Scottish judge (1912–2005)

Ian MacDonald Robertson, Lord Robertson (30 October 1912 – 21 July 2005) was a Scottish High Court of Justiciary judge who contributed greatly to Scots law.

==Early life==
Robertson was born on 30 October 1912 in Edinburgh, the youngest of the six children of Margaret Eva Wilson and James Robertson. His father was 66 when he was born. He was educated at Merchiston Castle School between 1926 and 1931 and had an outstanding school career, being appointed a Senior Prefect in his final year. He was also a notable sportsman, captaining the 1st XV rugby union side, and playing for the 1st XI cricket team. He then attended Balliol College, Oxford, following in the footsteps of his older brother Sir James Robertson.

Returning to Scotland he graduated LLB at the University of Edinburgh in 1937, and served his apprenticeship as a Writer to the Signet with Shepherd and Wedderburn, but soon found his preferred field as an advocate. He regarded his life as having been transformed by meeting Anna Glen, daughter of Judge James Fulton Glen, of Tampa, Florida, United States, at her 21st birthday party at the Gleneagles Hotel. They married and had one son and two daughters, sharing 63 years together before she died in 2002.

When World War II broke out, Robertson joined the 8th Battalion The Royal Scots, serving first as a weapons instructor. He was later commissioned as captain and intelligence officer for the 44th Lowland Brigade (15th Scottish Division), he distinguished himself in Normandy and NW Europe and the campaign from D-Day to the end of the war, being mentioned in dispatches. He wrote an account of the action, "From Normandy to the Baltic", printed in Germany before he returned to Britain.

==Career==
His career as an advocate was soon established. He took silk in 1954, later serving as Sheriff Principal of Ayr and Bute (1961–1966) and then of Perth and Angus (1966). In 1966, he was appointed to the High Court bench.

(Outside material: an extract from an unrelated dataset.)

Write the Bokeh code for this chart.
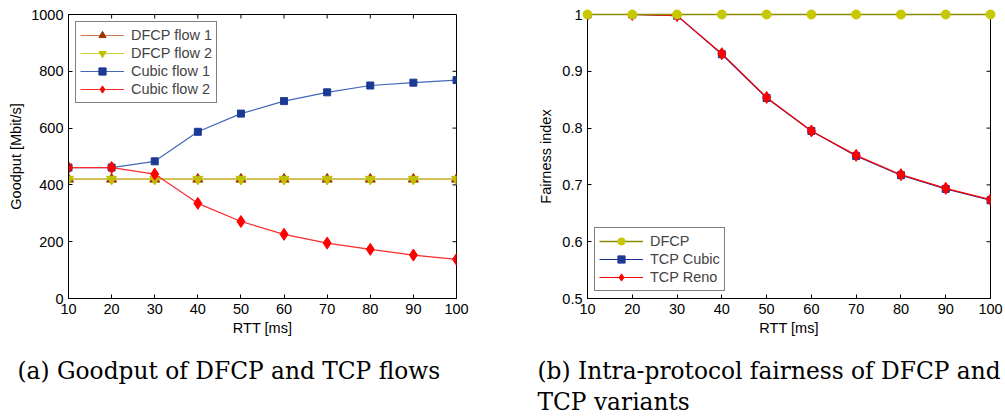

His friend James Mackay, Baron Mackay of Clashfern said: "He was a meticulous, courteous and diligent judge and a great believer in the reputation of Scots Law. He was sensitive to any interference by the Executive in the work of the Courts."

===Notable cases===
Robertson presided over the 1974 case of Jessie McTavish, a Glasgow nurse accused of the murder of one of her patients and the assault of four others. In summing up, he neglected to mention her denial of a police claim that she had admitted to mercy killing during an interview. McTavish was convicted but Robertson's omission was used as the basis for an appeal the following year and McTavish's sentence was overturned.

==Further positions==
Robertson was also chairman of the Scottish Joint Council for Teachers' Salaries (1965–1981); an assessor on University of Edinburgh Court (1967–1981); chairman of the Edinburgh Centre for Rural Economy (1967–1985); chairman of the Centre of Tropical Veterinary Medicine; and chairman of the Scottish Valuation Advisory Council (1977–1986). The first Scottish judge to be a member of the International Union of Judges, he served for 13 years (1974–1987). He was on the board of governors of Merchiston Castle School 1954-2005 and was chairman 1970–1996.

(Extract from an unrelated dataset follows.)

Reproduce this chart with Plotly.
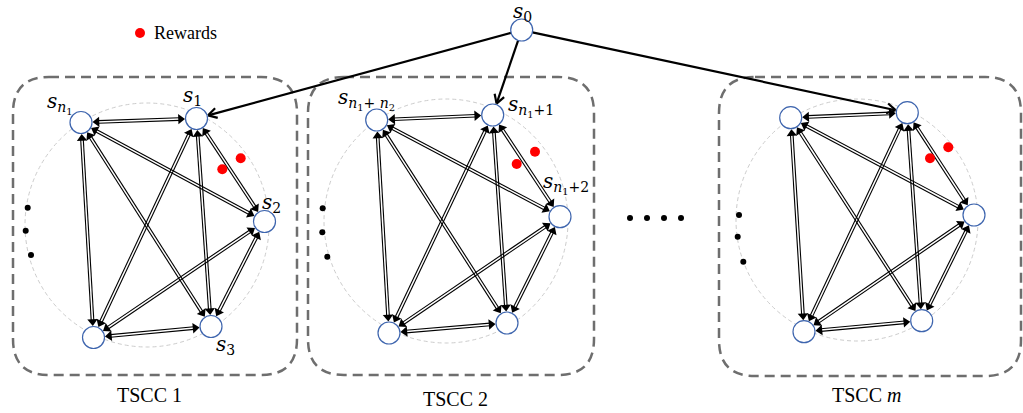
import numpy as np
import plotly.graph_objects as go

W, H = 1023, 413

# ---------------- data ----------------
cluster_names = ["TSCC 1", "TSCC 2", "TSCC <i>m</i>"]
cluster_label_x = [149, 455, 866]
cluster_label_y = [395, 399, 395]

box_x0 = [13, 308, 719]
box_x1 = [297, 594, 1021]
box_y0 = [77, 77, 77]
box_y1 = [375, 375, 376]

ring_cx = [147, 446, 857]
ring_cy = [225, 221, 220]
ring_r = [122, 122, 121]

# node centres per cluster: top-left, top-right, right, bottom-right, bottom-left
node_x = [[81, 196.5, 264.5, 211, 93.5],
          [376.7, 492.7, 560, 507, 389],
          [790.7, 907.3, 974, 921.7, 804]]
node_y = [[122.5, 118.5, 221.5, 326.5, 337.5],
          [120, 115, 216.7, 323, 333],
          [117.7, 112.7, 215, 320.7, 331.7]]
edges = [(0, 1), (0, 2), (0, 3), (0, 4), (1, 2), (1, 3), (1, 4), (2, 3), (2, 4), (3, 4)]
entry_node = 1
s0_x, s0_y = 521.7, 30

reward_x = [[240.7, 222.3], [535, 516.7], [948.3, 930]]
reward_y = [[158.3, 169.3], [151.7, 164], [147.3, 158.3]]
ellipsis_x = [[27.7, 25.7, 31], [322.7, 322.3, 327.3], [739, 737.7, 743.3]]
ellipsis_y = [[207.7, 230.7, 255], [208.3, 232.3, 256.7], [215, 236.7, 261.7]]
between_x = [630, 647, 664, 681]
between_y = [218, 218, 218, 218]

state_labels = [
    "<i>s</i><sub>0</sub>",
    "<i>s</i><sub><i>n</i><sub>1</sub></sub>",
    "<i>s</i><sub>1</sub>",
    "<i>s</i><sub>2</sub>",
    "<i>s</i><sub>3</sub>",
    "<i>s</i><sub><i>n</i><sub>1</sub>+ <i>n</i><sub>2</sub></sub>",
    "<i>s</i><sub><i>n</i><sub>1</sub>+1</sub>",
    "<i>s</i><sub><i>n</i><sub>1</sub>+2</sub>",
]
state_label_x = [522, 60, 192, 271, 225, 366, 531, 566]
state_label_y = [12, 103, 96, 203, 345, 99, 106, 183]

legend_text = "Rewards"
legend_dot = (140, 33)

# ---------------- figure ----------------
R = 11.0          # node radius (px)
TRI = 9.0         # arrowhead marker size
OFF = 1.3         # half gap of double line

fig = go.Figure()
shapes = []

for k in range(3):
    x0, x1, y0, y1 = box_x0[k], box_x1[k], box_y0[k], box_y1[k]
    c = 36
    path = (f"M {x0+c},{y0} L {x1-c},{y0} Q {x1},{y0} {x1},{y0+c} "
            f"L {x1},{y1-c} Q {x1},{y1} {x1-c},{y1} L {x0+c},{y1} "
            f"Q {x0},{y1} {x0},{y1-c} L {x0},{y0+c} Q {x0},{y0} {x0+c},{y0} Z")
    shapes.append(dict(type="path", path=path, xref="x", yref="y", layer="below",
                       line=dict(color="#6e6e6e", width=2.5, dash="10px,6px")))
    shapes.append(dict(type="circle", xref="x", yref="y", layer="below",
                       x0=ring_cx[k] - ring_r[k], x1=ring_cx[k] + ring_r[k],
                       y0=ring_cy[k] - ring_r[k], y1=ring_cy[k] + ring_r[k],
                       line=dict(color="#cccccc", width=1, dash="4px,3px")))

lx, ly = [], []
hx, hy, ha = [], [], []
for k in range(3):
    for a, b in edges:
        p = np.array([node_x[k][a], node_y[k][a]])
        q = np.array([node_x[k][b], node_y[k][b]])
        u = (q - p) / np.linalg.norm(q - p)
        n = np.array([-u[1], u[0]])
        tip_b = q - u * (R + 0.5)
        tip_a = p + u * (R + 0.5)
        la = tip_a + u * 5.5
        lb = tip_b - u * 5.5
        for s in (-OFF, OFF):
            lx += [la[0] + s * n[0], lb[0] + s * n[0], None]
            ly += [la[1] + s * n[1], lb[1] + s * n[1], None]
        r = TRI / 2
        for tip, d in ((tip_b, u), (tip_a, -u)):
            cpt = tip - d * r
            hx.append(cpt[0]); hy.append(cpt[1])
            ha.append(float(np.degrees(np.arctan2(d[0], -d[1]))))

fig.add_trace(go.Scatter(x=lx, y=ly, mode="lines", line=dict(color="black", width=1.1),
                         hoverinfo="skip"))
fig.add_trace(go.Scatter(x=hx, y=hy, mode="markers", hoverinfo="skip",
                         marker=dict(symbol="triangle-up", size=TRI, color="black",
                                     angle=ha, line=dict(width=0))))

# s0 arrows
ax_, ay_ = [], []
for k in range(3):
    p = np.array([s0_x, s0_y])
    q = np.array([node_x[k][entry_node], node_y[k][entry_node]])
    u = (q - p) / np.linalg.norm(q - p)
    st = p + u * R
    tip = q - u * (R + 1)
    ax_ += [st[0], tip[0] - u[0], None]
    ay_ += [st[1], tip[1] - u[1], None]
    L = 10
    for ang in (np.radians(30), -np.radians(30)):
        rot = np.array([u[0] * np.cos(ang) - u[1] * np.sin(ang),
                        u[0] * np.sin(ang) + u[1] * np.cos(ang)])
        w = tip - L * rot
        ax_ += [w[0], tip[0], None]
        ay_ += [w[1], tip[1], None]
fig.add_trace(go.Scatter(x=ax_, y=ay_, mode="lines", line=dict(color="black", width=2.2),
                         hoverinfo="skip"))

# nodes
nx = [s0_x] + [v for row in node_x for v in row]
ny = [s0_y] + [v for row in node_y for v in row]
fig.add_trace(go.Scatter(x=nx, y=ny, mode="markers", hoverinfo="skip",
                         marker=dict(symbol="circle", size=2 * R, color="white",
                                     line=dict(color="#3E65AE", width=1.2))))

# rewards + dots
rx = [legend_dot[0]] + [v for row in reward_x for v in row]
ry = [legend_dot[1]] + [v for row in reward_y for v in row]
fig.add_trace(go.Scatter(x=rx, y=ry, mode="markers", hoverinfo="skip",
                         marker=dict(size=10, color="#ff0000", line=dict(width=0))))
ex = [v for row in ellipsis_x for v in row] + between_x
ey = [v for row in ellipsis_y for v in row] + between_y
fig.add_trace(go.Scatter(x=ex, y=ey, mode="markers", hoverinfo="skip",
                         marker=dict(size=6, color="black", line=dict(width=0))))

annotations = []
for t, x, y in zip(state_labels, state_label_x, state_label_y):
    annotations.append(dict(x=x, y=y, xref="x", yref="y", text=t, showarrow=False,
                            xanchor="center", yanchor="middle",
                            font=dict(family="DejaVu Serif", size=20, color="black")))
for t, x, y in zip(cluster_names, cluster_label_x, cluster_label_y):
    annotations.append(dict(x=x, y=y, xref="x", yref="y", text=t, showarrow=False,
                            xanchor="center", yanchor="middle",
                            font=dict(family="Liberation Serif", size=20, color="black")))
annotations.append(dict(x=152, y=33, xref="x", yref="y", text=legend_text, showarrow=False,
                        xanchor="left", yanchor="middle",
                        font=dict(family="Liberation Serif", size=18, color="black")))

fig.update_layout(
    width=W, height=H, margin=dict(l=0, r=0, t=0, b=0),
    paper_bgcolor="white", plot_bgcolor="white", showlegend=False,
    xaxis=dict(range=[0, W], visible=False, fixedrange=True),
    yaxis=dict(range=[H, 0], visible=False, fixedrange=True),
    shapes=shapes, annotations=annotations,
)
fig.write_html(
    "out.html",
    config={"displayModeBar": False},
    post_script="document.body.style.margin='0';document.body.style.padding='0';"
                "document.body.style.overflow='hidden';"
                "document.documentElement.style.overflow='hidden';",
)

Robertson also received an Honorary Doctorate from Heriot-Watt University in 1988

He played golf into his eighties, particularly at Muirfield where he was captain from 1970 to 1972.

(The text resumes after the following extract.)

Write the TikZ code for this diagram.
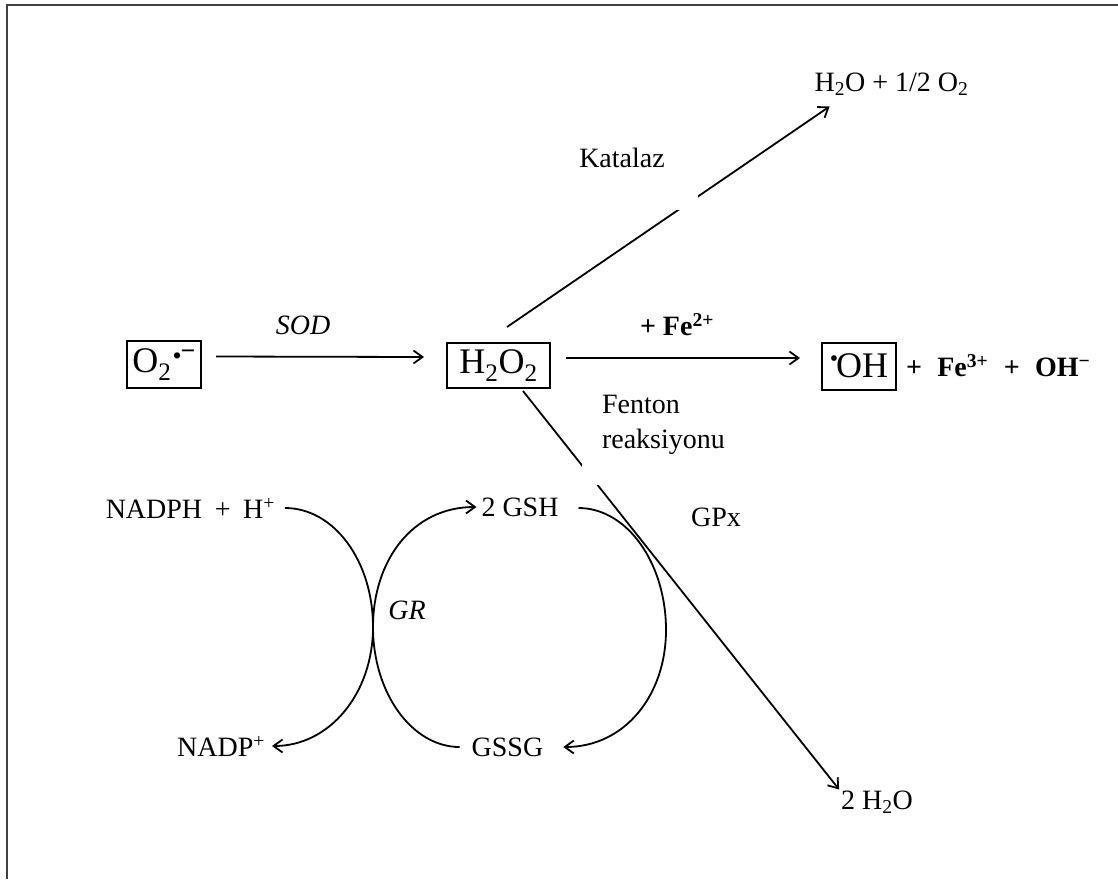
\documentclass[tikz,border=0pt]{standalone}
\usepackage{fontspec}
\setmainfont{Liberation Serif}
\usetikzlibrary{arrows.meta,calc}
\begin{document}
\begin{tikzpicture}[x=1pt,y=-1pt,
  txt/.style={inner sep=0pt,outer sep=0pt,font=\fontsize{28}{35}\selectfont},
  btxt/.style={inner sep=0pt,outer sep=0pt,font=\fontsize{28}{32}\selectfont\bfseries},
  boxed/.style={draw,line width=2pt,inner sep=2pt,font=\fontsize{36}{40}\selectfont},
  conn/.style={line width=1.8pt},
  arr/.style={conn,-{Straight Barb[length=9pt,width=13pt]}},
  patch/.style={fill=white}
]
\useasboundingbox (0,0) rectangle (1118,879);
\fill[white] (0,0) rectangle (1118,879);
\draw[line width=2pt,black!75] (7,879) -- (7,5) -- (1118,5);

% boxed species
\node[boxed,minimum width=74pt,minimum height=47pt] (o2) at (164,364.5)
  {O\textsubscript{2}\raisebox{0.22em}{\fontsize{26}{26}\selectfont\kern1pt•\kern-1pt\raisebox{0.2em}{\bfseries −}}};
\node[boxed,minimum width=103pt,minimum height=45pt] (h2o2) at (498.5,365.5)
  {H\textsubscript{2}O\textsubscript{2}};
\node[boxed,minimum width=74pt,minimum height=47pt] (oh) at (859,366)
  {\raisebox{0.32em}{\fontsize{24}{24}\selectfont•}\kern-2ptOH};
\node[btxt,anchor=west] (ohrest) at ($(oh.east)+(9,0)$)
  {+\hspace{0.55em}Fe\textsuperscript{3+}\hspace{0.55em}+\hspace{0.55em}OH\textsuperscript{−}};

% other species
\node[txt] (h2oo2) at (891.5,84) {H\textsubscript{2}O + 1/2 O\textsubscript{2}};
\node[txt] (w2) at (877,802) {2 H\textsubscript{2}O};
\node[txt,anchor=east] (nadph) at (275,508) {NADPH\hspace{0.45em}+\hspace{0.45em}H\textsuperscript{+}};
\node[txt,anchor=east] (nadp) at (265,746) {NADP\textsuperscript{+}};
\node[txt] (gsh) at (520,507) {2 GSH};
\node[txt] (gssg) at (507.5,747) {GSSG};

% labels
\node[txt,font=\fontsize{28}{35}\selectfont\itshape] (sod) at (303,325) {SOD};
\node[btxt] (fe2) at (677,325) {+ Fe\textsuperscript{2+}};
\node[txt,font=\fontsize{28}{35}\selectfont\itshape] (gr) at (407,610) {GR};
\node[txt] (gpx) at (716,517) {GPx};

% connectors
\draw[arr] ([xshift=14pt,yshift=8pt]o2.east) -- ([xshift=-22pt,yshift=8.5pt]h2o2.west);
\draw[arr] ([xshift=15pt,yshift=7.5pt]h2o2.east) -- ([xshift=-21pt,yshift=8pt]oh.west);
\draw[arr] ($(h2o2.north)+(8.5,-15)$) -- ($(h2oo2.south west)+(15,11)$);
\draw[arr] ($(h2o2.south)+(24.5,2)$) -- ($(w2.north west)+(-2,-1)$);

% glutathione cycle
\draw[arr] ($(nadph.east)+(10,0)$) .. controls (334,508) and (373,561) .. (373,627)
  .. controls (373,693) and (330,746) .. ($(nadp.east)+(7,0)$);
\draw[arr] ($(gssg.west)+(-12,0)$) .. controls (412,747) and (373,693) .. (373,627)
  .. controls (373,561) and (412,507) .. ($(gsh.west)+(-5,0)$);
\draw[arr] ($(gsh.east)+(20,1)$) .. controls (627,508) and (666,563) .. (666,630)
  .. controls (666,695) and (625,747) .. ($(gssg.east)+(20,0)$);

% white patches behind the enzyme labels
\fill[patch] (560,127) rectangle (698,210);
\fill[patch] (582,373) rectangle (778,485);
\node[txt] (kat) at (622,158) {Katalaz};
\node[txt,anchor=north west,align=left] (fenton) at (602,395) {Fenton\\reaksiyonu};
\end{tikzpicture}
\end{document}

He died on 21 July 2005 at the age of 92.

==Family==
His brother was James Wilson Robertson, the last British Governor-General of Nigeria, while his daughter Sally married businessman Nick Kuenssberg.

His grandchildren include Laura Kuenssberg, the BBC political editor from 2015 to 2022, David Kuenssberg who is Director General, Corporate and Delivery at the Home Office, and Joanna Kuenssberg, who is a diplomat and served as the British High Commissioner to Mozambique from 2014 until 2018.